* _DATASET CONTENT_:
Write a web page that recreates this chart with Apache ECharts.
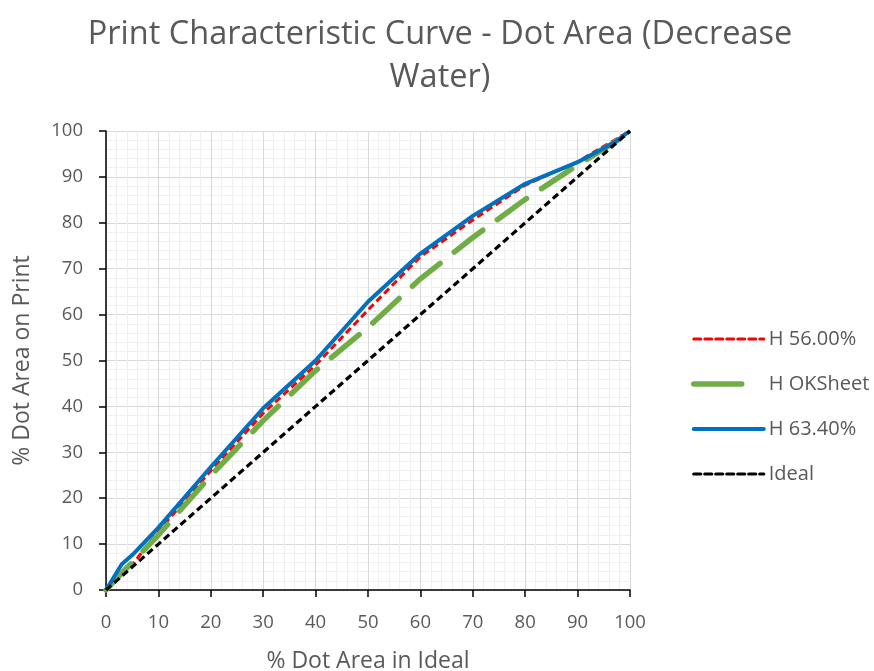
<!DOCTYPE html>
<html>
<head>
<meta charset="utf-8">
<script src="https://cdn.jsdelivr.net/npm/echarts@6/dist/echarts.min.js"></script>
<style>
  html, body { margin: 0; padding: 0; background: #ffffff; }
  #chart { width: 874px; height: 671px; }
</style>
</head>
<body>
<div id="chart"></div>
<script>
// Ideal dot area (%) at each measured patch
const idealPct = [0, 3, 5, 10, 20, 30, 40, 50, 60, 70, 80, 90, 97, 100];
// Measured dot area on print (%) for each condition
const h5600 = [0, 3.3, 5.5, 12.8, 26.0, 38.5, 49.0, 61.0, 72.6, 80.6, 88.2, 93.3, 98.0, 100];
const hOKSheet = [0, 3.7, 6.0, 12.0, 24.9, 36.9, 47.8, 57.2, 67.8, 76.8, 85.1, 92.6, 97.5, 100];
const h6340 = [0, 5.6, 7.6, 13.6, 26.8, 39.6, 50.0, 62.8, 73.3, 81.5, 88.5, 93.2, 97.5, 100];
const idealLine = [0, 3, 5, 10, 20, 30, 40, 50, 60, 70, 80, 90, 97, 100];
const seriesNames = ['H 56.00%', 'H OKSheet', 'H 63.40%', 'Ideal'];
const axisTicks = [0, 10, 20, 30, 40, 50, 60, 70, 80, 90, 100];

const FONT = '"Open Sans"';
const GREY = '#595959';

// Line styles shared by the plotted series and their legend samples
const styles = [
  { color: '#ff0000', width: 3, type: [7, 4] },
  { color: '#70ad47', width: 5.5, type: [36, 18], cap: 'round' },
  { color: '#0070c0', width: 4, type: 'solid' },
  { color: '#000000', width: 3.2, type: [7, 4] }
];
const legendDash = [[7, 4], [48, 40], 'solid', [7, 4]];

function pairs(ys) {
  return idealPct.map((x, i) => [x, ys[i]]);
}

const chart = echarts.init(document.getElementById('chart'), null, { renderer: 'canvas' });

const axisCommon = {
  type: 'value',
  min: axisTicks[0],
  max: axisTicks[axisTicks.length - 1],
  interval: 10,
  minorTick: { show: false, splitNumber: 5 },
  minorSplitLine: { show: true, lineStyle: { color: '#efefef', width: 1 } },
  splitLine: { show: true, lineStyle: { color: '#d9d9d9', width: 1 } },
  axisLine: { show: true, onZero: false, lineStyle: { color: '#000000', width: 1.5 } },
  axisTick: { show: true, inside: false, length: 7, lineStyle: { color: '#000000', width: 1.5 } },
  axisLabel: { color: GREY, fontFamily: FONT, fontSize: 18.5 },
  nameLocation: 'middle',
  nameTextStyle: { color: GREY, fontFamily: FONT, fontSize: 23 }
};

const seriesList = [h5600, hOKSheet, h6340, idealLine].map((ys, i) => ({
  name: seriesNames[i],
  type: 'line',
  data: pairs(ys),
  showSymbol: false,
  symbol: 'none',
  lineStyle: Object.assign({}, styles[i]),
  itemStyle: { color: styles[i].color }
}));

chart.setOption({
  animation: false,
  backgroundColor: '#ffffff',
  title: {
    text: 'Print Characteristic Curve - Dot Area (Decrease\nWater)',
    left: 435,
    textAlign: 'center',
    top: 8,
    textStyle: { color: GREY, fontFamily: FONT, fontSize: 32.5, fontWeight: 'normal', lineHeight: 43 }
  },
  grid: { left: 106, right: 244, top: 131, bottom: 81, containLabel: false, outerBoundsMode: 'none' },
  xAxis: Object.assign({}, axisCommon, {
    name: '% Dot Area in Ideal',
    nameGap: 60,
    axisLabel: Object.assign({}, axisCommon.axisLabel, { margin: 23 })
  }),
  yAxis: Object.assign({}, axisCommon, {
    name: '% Dot Area on Print',
    nameGap: 72,
    axisLabel: Object.assign({}, axisCommon.axisLabel, { margin: 23 })
  }),
  legend: {
    orient: 'vertical',
    left: 686,
    top: 324,
    itemWidth: 70,
    itemHeight: 20,
    itemGap: 25,
    itemStyle: { color: 'rgba(0,0,0,0)', borderWidth: 0, opacity: 0 },
    textStyle: { color: GREY, fontFamily: FONT, fontSize: 20, lineHeight: 20 },
    data: seriesNames.map((name, i) => ({
      name: name,
      lineStyle: { color: styles[i].color, width: styles[i].width, type: legendDash[i], cap: 'round' }
    }))
  },
  series: seriesList
});
</script>
</body>
</html>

* _SET TASK_:
Do not copy the pictures, but repeat every line exactly.

* _THE COMPLETED TASK_:
Write a web page that recreates this chart with Apache ECharts.
<!DOCTYPE html>
<html>
<head>
<meta charset="utf-8">
<script src="https://cdn.jsdelivr.net/npm/echarts@6/dist/echarts.min.js"></script>
<style>
  html, body { margin: 0; padding: 0; background: #ffffff; }
  #chart { width: 874px; height: 671px; }
</style>
</head>
<body>
<div id="chart"></div>
<script>
// Ideal dot area (%) at each measured patch
const idealPct = [0, 3, 5, 10, 20, 30, 40, 50, 60, 70, 80, 90, 97, 100];
// Measured dot area on print (%) for each condition
const h5600 = [0, 3.3, 5.5, 12.8, 26.0, 38.5, 49.0, 61.0, 72.6, 80.6, 88.2, 93.3, 98.0, 100];
const hOKSheet = [0, 3.7, 6.0, 12.0, 24.9, 36.9, 47.8, 57.2, 67.8, 76.8, 85.1, 92.6, 97.5, 100];
const h6340 = [0, 5.6, 7.6, 13.6, 26.8, 39.6, 50.0, 62.8, 73.3, 81.5, 88.5, 93.2, 97.5, 100];
const idealLine = [0, 3, 5, 10, 20, 30, 40, 50, 60, 70, 80, 90, 97, 100];
const seriesNames = ['H 56.00%', 'H OKSheet', 'H 63.40%', 'Ideal'];
const axisTicks = [0, 10, 20, 30, 40, 50, 60, 70, 80, 90, 100];

const FONT = '"Open Sans"';
const GREY = '#595959';

// Line styles shared by the plotted series and their legend samples
const styles = [
  { color: '#ff0000', width: 3, type: [7, 4] },
  { color: '#70ad47', width: 5.5, type: [36, 18], cap: 'round' },
  { color: '#0070c0', width: 4, type: 'solid' },
  { color: '#000000', width: 3.2, type: [7, 4] }
];
const legendDash = [[7, 4], [48, 40], 'solid', [7, 4]];

function pairs(ys) {
  return idealPct.map((x, i) => [x, ys[i]]);
}

const chart = echarts.init(document.getElementById('chart'), null, { renderer: 'canvas' });

const axisCommon = {
  type: 'value',
  min: axisTicks[0],
  max: axisTicks[axisTicks.length - 1],
  interval: 10,
  minorTick: { show: false, splitNumber: 5 },
  minorSplitLine: { show: true, lineStyle: { color: '#efefef', width: 1 } },
  splitLine: { show: true, lineStyle: { color: '#d9d9d9', width: 1 } },
  axisLine: { show: true, onZero: false, lineStyle: { color: '#000000', width: 1.5 } },
  axisTick: { show: true, inside: false, length: 7, lineStyle: { color: '#000000', width: 1.5 } },
  axisLabel: { color: GREY, fontFamily: FONT, fontSize: 18.5 },
  nameLocation: 'middle',
  nameTextStyle: { color: GREY, fontFamily: FONT, fontSize: 23 }
};

const seriesList = [h5600, hOKSheet, h6340, idealLine].map((ys, i) => ({
  name: seriesNames[i],
  type: 'line',
  data: pairs(ys),
  showSymbol: false,
  symbol: 'none',
  lineStyle: Object.assign({}, styles[i]),
  itemStyle: { color: styles[i].color }
}));

chart.setOption({
  animation: false,
  backgroundColor: '#ffffff',
  title: {
    text: 'Print Characteristic Curve - Dot Area (Decrease\nWater)',
    left: 435,
    textAlign: 'center',
    top: 8,
    textStyle: { color: GREY, fontFamily: FONT, fontSize: 32.5, fontWeight: 'normal', lineHeight: 43 }
  },
  grid: { left: 106, right: 244, top: 131, bottom: 81, containLabel: false, outerBoundsMode: 'none' },
  xAxis: Object.assign({}, axisCommon, {
    name: '% Dot Area in Ideal',
    nameGap: 60,
    axisLabel: Object.assign({}, axisCommon.axisLabel, { margin: 23 })
  }),
  yAxis: Object.assign({}, axisCommon, {
    name: '% Dot Area on Print',
    nameGap: 72,
    axisLabel: Object.assign({}, axisCommon.axisLabel, { margin: 23 })
  }),
  legend: {
    orient: 'vertical',
    left: 686,
    top: 324,
    itemWidth: 70,
    itemHeight: 20,
    itemGap: 25,
    itemStyle: { color: 'rgba(0,0,0,0)', borderWidth: 0, opacity: 0 },
    textStyle: { color: GREY, fontFamily: FONT, fontSize: 20, lineHeight: 20 },
    data: seriesNames.map((name, i) => ({
      name: name,
      lineStyle: { color: styles[i].color, width: styles[i].width, type: legendDash[i], cap: 'round' }
    }))
  },
  series: seriesList
});
</script>
</body>
</html>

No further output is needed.